New England tight end Rob Gronkowski, who missed the second half of the AFC title game win over Jacksonville due to a concussion, is slated to play.

“Rob’s a tough guy. Obviously, this isn’t something you can just fight through,” said Brady.

While the Patriots offense has revolved around Brady since their first Super Bowl win in 2002, the defense has been one of constant evolution, and the unit adopted yet another new look late in the regular season when linebacker James Harrison came on board after he was jettisoned by the Steelers.

“When you’re in a system for as long as he’s been, there are a lot of things that are habits that get ingrained, which they should be. Some of those things carry over. Some of them kind of don’t,” Belichick said of Harrison, who has played 178 of his 193 NFL regular-season games for Pittsburgh. “He’s done a great job of trying to separate them and do what we’ve asked him to do.”

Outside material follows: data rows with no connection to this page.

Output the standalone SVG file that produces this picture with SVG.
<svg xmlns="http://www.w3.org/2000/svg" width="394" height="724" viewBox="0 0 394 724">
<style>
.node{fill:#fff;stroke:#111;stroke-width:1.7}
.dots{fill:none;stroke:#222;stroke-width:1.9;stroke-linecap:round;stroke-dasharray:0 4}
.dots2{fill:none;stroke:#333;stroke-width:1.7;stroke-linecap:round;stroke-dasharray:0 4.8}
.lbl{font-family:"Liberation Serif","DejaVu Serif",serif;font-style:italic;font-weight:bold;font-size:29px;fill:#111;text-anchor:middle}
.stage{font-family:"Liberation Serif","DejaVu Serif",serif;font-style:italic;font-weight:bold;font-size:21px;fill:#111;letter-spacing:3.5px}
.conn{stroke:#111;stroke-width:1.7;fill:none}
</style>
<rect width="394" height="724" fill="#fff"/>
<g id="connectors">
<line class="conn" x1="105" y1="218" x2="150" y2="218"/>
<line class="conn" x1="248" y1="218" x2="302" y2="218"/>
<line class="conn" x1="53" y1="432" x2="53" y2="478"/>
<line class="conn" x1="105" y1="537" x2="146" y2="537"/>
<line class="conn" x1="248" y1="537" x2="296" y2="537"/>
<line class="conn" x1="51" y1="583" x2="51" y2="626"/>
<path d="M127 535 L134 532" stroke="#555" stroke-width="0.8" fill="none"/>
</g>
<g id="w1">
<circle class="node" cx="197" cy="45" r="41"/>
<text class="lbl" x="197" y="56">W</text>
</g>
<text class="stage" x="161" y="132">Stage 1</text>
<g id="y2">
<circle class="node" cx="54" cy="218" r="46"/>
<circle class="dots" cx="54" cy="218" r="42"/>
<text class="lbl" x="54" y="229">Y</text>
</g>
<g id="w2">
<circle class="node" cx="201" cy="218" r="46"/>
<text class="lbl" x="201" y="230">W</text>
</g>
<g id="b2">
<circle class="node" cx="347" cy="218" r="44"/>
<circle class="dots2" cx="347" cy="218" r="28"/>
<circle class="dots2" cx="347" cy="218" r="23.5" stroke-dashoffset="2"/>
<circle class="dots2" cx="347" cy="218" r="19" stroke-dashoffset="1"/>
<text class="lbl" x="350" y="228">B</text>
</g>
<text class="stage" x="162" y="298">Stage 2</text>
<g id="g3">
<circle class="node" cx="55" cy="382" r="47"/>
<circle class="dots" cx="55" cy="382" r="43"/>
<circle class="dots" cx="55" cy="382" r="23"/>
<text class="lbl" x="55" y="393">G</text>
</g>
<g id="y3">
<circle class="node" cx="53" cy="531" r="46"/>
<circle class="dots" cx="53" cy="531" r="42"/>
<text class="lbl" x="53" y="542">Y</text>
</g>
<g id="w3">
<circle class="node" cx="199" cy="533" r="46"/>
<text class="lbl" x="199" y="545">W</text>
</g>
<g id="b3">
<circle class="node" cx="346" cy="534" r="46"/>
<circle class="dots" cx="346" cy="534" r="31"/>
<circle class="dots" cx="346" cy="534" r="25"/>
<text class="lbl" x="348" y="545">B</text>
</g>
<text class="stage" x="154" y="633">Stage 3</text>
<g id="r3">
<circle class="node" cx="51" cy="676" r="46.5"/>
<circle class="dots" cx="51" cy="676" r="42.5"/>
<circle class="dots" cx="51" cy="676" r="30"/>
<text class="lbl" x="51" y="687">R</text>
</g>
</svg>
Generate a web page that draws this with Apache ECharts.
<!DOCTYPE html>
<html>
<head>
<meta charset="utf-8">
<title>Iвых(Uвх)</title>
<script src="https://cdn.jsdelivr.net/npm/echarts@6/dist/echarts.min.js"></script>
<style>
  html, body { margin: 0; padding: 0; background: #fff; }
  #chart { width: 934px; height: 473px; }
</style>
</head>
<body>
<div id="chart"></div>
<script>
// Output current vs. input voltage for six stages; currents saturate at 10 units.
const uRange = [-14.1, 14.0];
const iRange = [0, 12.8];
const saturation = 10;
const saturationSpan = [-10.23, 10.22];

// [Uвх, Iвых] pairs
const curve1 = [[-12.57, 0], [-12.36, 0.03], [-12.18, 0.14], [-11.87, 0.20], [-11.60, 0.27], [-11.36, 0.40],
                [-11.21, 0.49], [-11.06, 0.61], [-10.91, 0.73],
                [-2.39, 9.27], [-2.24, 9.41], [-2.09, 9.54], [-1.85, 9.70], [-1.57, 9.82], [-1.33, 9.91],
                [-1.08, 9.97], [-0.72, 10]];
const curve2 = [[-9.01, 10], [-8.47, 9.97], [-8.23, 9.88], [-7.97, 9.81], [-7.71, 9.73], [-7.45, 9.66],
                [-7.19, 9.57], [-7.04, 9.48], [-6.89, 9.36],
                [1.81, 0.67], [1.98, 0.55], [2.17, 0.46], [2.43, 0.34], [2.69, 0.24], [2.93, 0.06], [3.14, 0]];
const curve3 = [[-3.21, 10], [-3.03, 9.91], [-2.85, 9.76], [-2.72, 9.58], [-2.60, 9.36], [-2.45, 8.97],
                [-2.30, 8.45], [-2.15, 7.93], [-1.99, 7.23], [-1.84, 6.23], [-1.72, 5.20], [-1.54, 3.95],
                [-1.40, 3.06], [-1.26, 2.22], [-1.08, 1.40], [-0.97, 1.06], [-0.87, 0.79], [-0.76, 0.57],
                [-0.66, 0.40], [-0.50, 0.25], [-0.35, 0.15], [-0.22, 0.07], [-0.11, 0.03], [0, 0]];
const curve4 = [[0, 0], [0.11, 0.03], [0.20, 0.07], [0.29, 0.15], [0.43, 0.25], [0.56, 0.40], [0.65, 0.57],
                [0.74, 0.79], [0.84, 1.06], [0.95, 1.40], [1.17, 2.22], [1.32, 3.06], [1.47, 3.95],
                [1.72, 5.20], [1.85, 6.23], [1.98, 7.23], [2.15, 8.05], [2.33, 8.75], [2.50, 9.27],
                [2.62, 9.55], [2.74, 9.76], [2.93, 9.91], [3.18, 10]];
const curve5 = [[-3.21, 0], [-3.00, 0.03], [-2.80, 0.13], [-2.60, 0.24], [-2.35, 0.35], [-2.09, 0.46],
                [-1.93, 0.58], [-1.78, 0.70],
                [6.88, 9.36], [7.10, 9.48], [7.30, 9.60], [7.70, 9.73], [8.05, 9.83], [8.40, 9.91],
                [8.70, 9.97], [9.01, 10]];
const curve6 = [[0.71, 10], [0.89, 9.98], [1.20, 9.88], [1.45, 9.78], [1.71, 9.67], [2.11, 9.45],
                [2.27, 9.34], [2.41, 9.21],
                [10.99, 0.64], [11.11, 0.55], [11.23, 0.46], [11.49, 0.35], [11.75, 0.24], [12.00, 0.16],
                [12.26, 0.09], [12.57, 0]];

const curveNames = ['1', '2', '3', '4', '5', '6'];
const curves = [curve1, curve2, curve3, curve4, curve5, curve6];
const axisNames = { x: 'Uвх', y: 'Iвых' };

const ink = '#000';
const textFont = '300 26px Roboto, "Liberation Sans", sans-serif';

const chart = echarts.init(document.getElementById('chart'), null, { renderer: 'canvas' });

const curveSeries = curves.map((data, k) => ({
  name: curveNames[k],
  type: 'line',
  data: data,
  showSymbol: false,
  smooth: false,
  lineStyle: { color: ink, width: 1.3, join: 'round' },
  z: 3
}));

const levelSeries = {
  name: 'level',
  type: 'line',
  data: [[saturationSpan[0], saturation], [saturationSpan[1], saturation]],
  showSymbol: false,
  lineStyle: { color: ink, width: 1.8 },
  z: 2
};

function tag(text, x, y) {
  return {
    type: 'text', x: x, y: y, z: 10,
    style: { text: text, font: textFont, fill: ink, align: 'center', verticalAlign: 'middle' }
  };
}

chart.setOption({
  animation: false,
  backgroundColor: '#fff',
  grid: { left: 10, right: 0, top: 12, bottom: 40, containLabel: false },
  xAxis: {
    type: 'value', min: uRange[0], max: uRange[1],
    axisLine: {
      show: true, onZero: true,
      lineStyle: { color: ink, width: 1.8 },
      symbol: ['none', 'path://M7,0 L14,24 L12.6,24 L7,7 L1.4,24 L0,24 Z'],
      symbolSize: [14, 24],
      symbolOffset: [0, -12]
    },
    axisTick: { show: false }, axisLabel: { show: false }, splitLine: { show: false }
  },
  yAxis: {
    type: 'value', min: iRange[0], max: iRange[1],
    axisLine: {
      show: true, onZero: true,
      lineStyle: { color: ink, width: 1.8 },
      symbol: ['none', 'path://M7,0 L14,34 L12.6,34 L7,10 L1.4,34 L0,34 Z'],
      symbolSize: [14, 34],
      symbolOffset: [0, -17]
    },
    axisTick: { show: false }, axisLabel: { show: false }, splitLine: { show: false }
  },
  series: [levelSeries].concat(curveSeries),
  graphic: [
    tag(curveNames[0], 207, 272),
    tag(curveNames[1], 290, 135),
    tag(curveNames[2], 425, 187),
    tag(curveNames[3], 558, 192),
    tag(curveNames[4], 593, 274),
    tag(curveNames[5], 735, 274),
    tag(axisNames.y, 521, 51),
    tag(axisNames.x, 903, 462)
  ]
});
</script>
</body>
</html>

While the Eagles will be looking for the franchise’s first Super Bowl title, having lost the big game after the 1980 and 2004 seasons, there may be more pressure on the Patriots, who will be seeking their sixth title and their second in a row, knowing that the coaching staff will look significantly different next season. Offensive coordinator Josh McDaniels and defensive coordinator Matt Patricia are both widely expected to be head coaches in Indianapolis and Detroit, respectively, next season.

“I realize and I understand and I appreciate the talent in the coaches in our building. I’m grateful for the opportunity to even be coached by them,” said Patriots wide receiver Danny Amendola, sounding very much like he was saying goodbye. “Whatever their opportunities are in the future, I’ll be excited for them.”

There’s one more opportunity for them on Sunday. And it sounds plenty exciting.